Value Steam Map (VSM). A high-level, visual representation of all of the process steps (both VA and NVA) required to transform a customer requirement into a delivered good or service. A VSM shows the connection between information flow and product flow, as well as the major process blocks and barriers to flow. VSMs are used to document current state conditions as well as design a future state. One of the key objectives of Value Stream Mapping is to identify non-value-adding activities for elimination. Value Stream Maps, along with the Value Stream Transformation Plan are strategic tools used to help identify, prioritize, and communicate continuous improvement activities.
Visual Management. An approach to managing products, people, and processes using low-cost, easy-to-understand visual devices. These devices—when properly utilized—quickly and effectively communicate objectives, performance, operating conditions, and problems.

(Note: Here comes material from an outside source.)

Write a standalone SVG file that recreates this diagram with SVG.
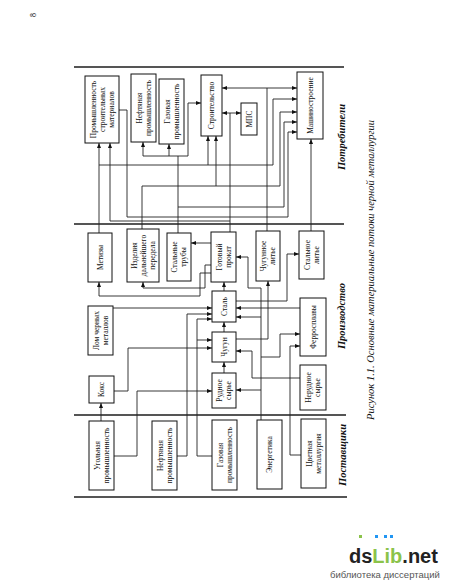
<svg xmlns="http://www.w3.org/2000/svg" width="450" height="582" viewBox="0 0 450 582">
<style>
.bx{fill:#fff;stroke:#111;stroke-width:1}
.t{font-family:"Liberation Serif","DejaVu Serif",serif;font-size:7.5px;fill:#111;text-anchor:middle}
.c{fill:none;stroke:#222;stroke-width:0.9}
.sep{stroke:#555;stroke-width:2}
.sec{font-family:"Liberation Serif",serif;font-size:10.5px;font-weight:bold;font-style:italic;fill:#111;text-anchor:middle}
.cap{font-family:"Liberation Serif",serif;font-size:10.5px;font-style:italic;fill:#111;text-anchor:middle}
</style>
<defs>
<marker id="ar" viewBox="0 0 10 8" refX="10" refY="4" markerWidth="5" markerHeight="4" markerUnits="userSpaceOnUse" orient="auto"><path d="M0,0 L10,4 L0,8 z" fill="#111"/></marker>
</defs>
<rect width="450" height="582" fill="#fff"/>
<text class="t" transform="translate(33,15) rotate(-90)" y="2.6" style="font-size:8px">8</text>

<g id="separators">
<line class="sep" x1="74" y1="67" x2="344" y2="67"/>
<line class="sep" x1="74" y1="224" x2="344" y2="224"/>
<line class="sep" x1="74" y1="415" x2="346" y2="415"/>
<line class="sep" x1="74" y1="497" x2="347" y2="497"/>
</g>

<g id="connectors">
<path class="c" marker-end="url(#ar)" d="M101,421 V403"/>
<path class="c" marker-end="url(#ar)" d="M114,456 H137 V391 H212"/>
<path class="c" marker-end="url(#ar)" d="M114,391 H128 V348 H212"/>
<path class="c" marker-end="url(#ar)" d="M177,456 H187 V314 H212"/>
<path class="c" marker-end="url(#ar)" d="M212,456 H197 V319 H212"/>
<path class="c" marker-end="url(#ar)" d="M197,340 H212"/>
<path class="c" marker-end="url(#ar)" d="M261,420 V288 H248 V257 H236"/>
<path class="c" marker-end="url(#ar)" d="M261,317 H236"/>
<path class="c" marker-end="url(#ar)" d="M261,390 H236"/>
<path class="c" marker-end="url(#ar)" d="M261,357 H280 V334 H300"/>
<path class="c" marker-end="url(#ar)" d="M301,455 H290 V346 H300"/>
<path class="c" marker-end="url(#ar)" d="M300,378 H252 V351 H236"/>
<path class="c" marker-end="url(#ar)" d="M224,373 V362"/>
<path class="c" marker-end="url(#ar)" d="M224,332 V322"/>
<path class="c" marker-end="url(#ar)" d="M224,291 V282"/>
<path class="c" marker-end="url(#ar)" d="M300,308 H236"/>
<path class="c" marker-end="url(#ar)" d="M113,308 H212"/>
<path class="c" marker-end="url(#ar)" d="M236,301 H287 V254 H299"/>
<path class="c" marker-end="url(#ar)" d="M236,339 H268 V281"/>
<path class="c" marker-end="url(#ar)" d="M211,243 H191"/>
<path class="c" marker-end="url(#ar)" d="M211,265 H205 V288 H143 V282"/>
<path class="c" marker-end="url(#ar)" d="M211,273 H200 V296 H99 V282"/>
<path class="c" marker-end="url(#ar)" d="M99,233 V143"/>
<path class="c" marker-end="url(#ar)" d="M99,165 H273 V99 H297"/>
<path class="c" marker-end="url(#ar)" d="M208,165 V136"/>
<path class="c" marker-end="url(#ar)" d="M142,229 V186 H280 V112 H297"/>
<path class="c" marker-end="url(#ar)" d="M216,186 V136"/>
<path class="c" d="M178,233 V156"/>
<path class="c" marker-end="url(#ar)" d="M178,156 H143 V142"/>
<path class="c" marker-end="url(#ar)" d="M169,156 V144"/>
<path class="c" marker-end="url(#ar)" d="M178,156 H188 V103 H201"/>
<path class="c" marker-end="url(#ar)" d="M178,207 H284 V122 H297"/>
<path class="c" d="M230,232 V113"/>
<path class="c" marker-end="url(#ar)" d="M230,113 H222"/>
<path class="c" marker-end="url(#ar)" d="M230,113 H241"/>
<path class="c" marker-end="url(#ar)" d="M230,221 H110 V143"/>
<path class="c" marker-end="url(#ar)" d="M119,110 H127 V217 H288 V132 H297"/>
<path class="c" d="M267,231 V88"/>
<path class="c" marker-end="url(#ar)" d="M267,88 H222"/>
<path class="c" marker-end="url(#ar)" d="M267,88 H297"/>
<path class="c" marker-end="url(#ar)" d="M311,231 V139"/>
</g>

<g id="n-psm"><rect class="bx" x="85" y="76" width="34" height="67"/><text class="t" transform="translate(102,109.5) rotate(-90)"><tspan x="0" y="-6.4">Промышленность</tspan><tspan x="0" y="2.6">строительных</tspan><tspan x="0" y="11.6">материалов</tspan></text></g>
<g id="n-neft-c"><rect class="bx" x="131" y="74" width="25" height="68"/><text class="t" transform="translate(143.5,108) rotate(-90)"><tspan x="0" y="-1.9">Нефтяная</tspan><tspan x="0" y="7.1">промышленность</tspan></text></g>
<g id="n-gaz-c"><rect class="bx" x="159" y="79" width="25" height="65"/><text class="t" transform="translate(171.5,111.5) rotate(-90)"><tspan x="0" y="-1.9">Газовая</tspan><tspan x="0" y="7.1">промышленность</tspan></text></g>
<g id="n-stroit"><rect class="bx" x="201" y="75" width="21" height="61"/><text class="t" transform="translate(211.5,105.5) rotate(-90)" y="2.6">Строительство</text></g>
<g id="n-mps"><rect class="bx" x="241" y="103" width="16" height="32"/><text class="t" transform="translate(249,119) rotate(-90)" y="2.6">МПС</text></g>
<g id="n-mash"><rect class="bx" x="297" y="72" width="26" height="67"/><text class="t" transform="translate(310,105.5) rotate(-90)" y="2.6">Машиностроение</text></g>

<g id="n-metizy"><rect class="bx" x="88" y="233" width="24" height="49"/><text class="t" transform="translate(100,257.5) rotate(-90)" y="2.6">Метизы</text></g>
<g id="n-izdel"><rect class="bx" x="127" y="229" width="32" height="53"/><text class="t" transform="translate(143,255.5) rotate(-90)"><tspan x="0" y="-6.4">Изделия</tspan><tspan x="0" y="2.6">дальнейшего</tspan><tspan x="0" y="11.6">передела</tspan></text></g>
<g id="n-truby"><rect class="bx" x="167" y="233" width="24" height="48"/><text class="t" transform="translate(179,257) rotate(-90)"><tspan x="0" y="-1.9">Стальные</tspan><tspan x="0" y="7.1">трубы</tspan></text></g>
<g id="n-prokat"><rect class="bx" x="211" y="232" width="25" height="50"/><text class="t" transform="translate(223.5,257) rotate(-90)"><tspan x="0" y="-1.9">Готовый</tspan><tspan x="0" y="7.1">прокат</tspan></text></g>
<g id="n-chlit"><rect class="bx" x="256" y="231" width="24" height="50"/><text class="t" transform="translate(268,256) rotate(-90)"><tspan x="0" y="-1.9">Чугунное</tspan><tspan x="0" y="7.1">литье</tspan></text></g>
<g id="n-stlit"><rect class="bx" x="299" y="231" width="25" height="48"/><text class="t" transform="translate(311.5,255) rotate(-90)"><tspan x="0" y="-1.9">Стальное</tspan><tspan x="0" y="7.1">литье</tspan></text></g>
<g id="n-lom"><rect class="bx" x="88" y="306" width="25" height="49"/><text class="t" transform="translate(100.5,330.5) rotate(-90)"><tspan x="0" y="-1.9">Лом черных</tspan><tspan x="0" y="7.1">металлов</tspan></text></g>
<g id="n-stal"><rect class="bx" x="212" y="291" width="24" height="31"/><text class="t" transform="translate(224,306.5) rotate(-90)" y="2.6">Сталь</text></g>
<g id="n-chugun"><rect class="bx" x="212" y="332" width="24" height="30"/><text class="t" transform="translate(224,347) rotate(-90)" y="2.6">Чугун</text></g>
<g id="n-ferro"><rect class="bx" x="300" y="298" width="26" height="58"/><text class="t" transform="translate(313,327) rotate(-90)" y="2.6">Ферросплавы</text></g>
<g id="n-koks"><rect class="bx" x="89" y="376" width="25" height="27"/><text class="t" transform="translate(101.5,389.5) rotate(-90)" y="2.6">Кокс</text></g>
<g id="n-ruda"><rect class="bx" x="212" y="373" width="24" height="35"/><text class="t" transform="translate(224,390.5) rotate(-90)"><tspan x="0" y="-1.9">Рудное</tspan><tspan x="0" y="7.1">сырье</tspan></text></g>
<g id="n-neruda"><rect class="bx" x="300" y="365" width="26" height="45"/><text class="t" transform="translate(313,387.5) rotate(-90)"><tspan x="0" y="-1.9">Нерудное</tspan><tspan x="0" y="7.1">сырье</tspan></text></g>

<g id="n-ugol"><rect class="bx" x="89" y="421" width="25" height="69"/><text class="t" transform="translate(101.5,455.5) rotate(-90)"><tspan x="0" y="-1.9">Угольная</tspan><tspan x="0" y="7.1">промышленность</tspan></text></g>
<g id="n-neft-s"><rect class="bx" x="152" y="421" width="25" height="69"/><text class="t" transform="translate(164.5,455.5) rotate(-90)"><tspan x="0" y="-1.9">Нефтяная</tspan><tspan x="0" y="7.1">промышленность</tspan></text></g>
<g id="n-gaz-s"><rect class="bx" x="212" y="420" width="25" height="70"/><text class="t" transform="translate(224.5,455) rotate(-90)"><tspan x="0" y="-1.9">Газовая</tspan><tspan x="0" y="7.1">промышленность</tspan></text></g>
<g id="n-energ"><rect class="bx" x="257" y="420" width="25" height="69"/><text class="t" transform="translate(269.5,454.5) rotate(-90)" y="2.6">Энергетика</text></g>
<g id="n-cvet"><rect class="bx" x="301" y="419" width="25" height="69"/><text class="t" transform="translate(313.5,453.5) rotate(-90)"><tspan x="0" y="-1.9">Цветная</tspan><tspan x="0" y="7.1">металлургия</tspan></text></g>

<g id="labels">
<text class="sec" transform="translate(341,137) rotate(-90)" y="3.5">Потребители</text>
<text class="sec" transform="translate(341,316) rotate(-90)" y="3.5">Производство</text>
<text class="sec" transform="translate(342,455) rotate(-90)" y="3.5">Поставщики</text>
<text class="cap" transform="translate(370,270) rotate(-90)" y="3.5">Рисунок 1.1. Основные материальные потоки черной металлургии</text>
</g>

<g id="watermark">
<rect x="359" y="535" width="3" height="3" fill="#8bc34a"/>
<rect x="375" y="535" width="3" height="3" fill="#2196f3"/>
<rect x="384" y="535" width="3" height="3" fill="#2196f3"/>
<rect x="390" y="535" width="3" height="3" fill="#2196f3"/>
<text x="349" y="563" style="font-family:'Liberation Sans',Arial,sans-serif;font-size:20px;font-weight:bold"><tspan fill="#222">ds</tspan><tspan fill="#8bc34a">Lib</tspan><tspan fill="#222">.net</tspan></text>
<text x="330" y="578" style="font-family:'Liberation Sans',Arial,sans-serif;font-size:9.5px;fill:#555">библиотека диссертаций</text>
</g>
</svg>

VSM. See Value Stream Map.
Waste. Any activity that consumes resources but is not a customer requirement and does not provide value as defined by the customer. Also referred to as Muda or Non-value-adding activities. The eight common types of waste are:
- Motion (by people)
- Transportation (of product/material)
- Under-utilization of people (lost creativity)
WIP. See Work-in-Process.
Work Balancing. Designing processes so that the process time for each person is equal to or slightly less than the takt time that is required to meet customer demand. Also referred to as Line Balancing.
Work-in-Process (WIP). Work that has been made available to be worked on, has been initiated, and or has been completed but has not yet been released to the downstream customer.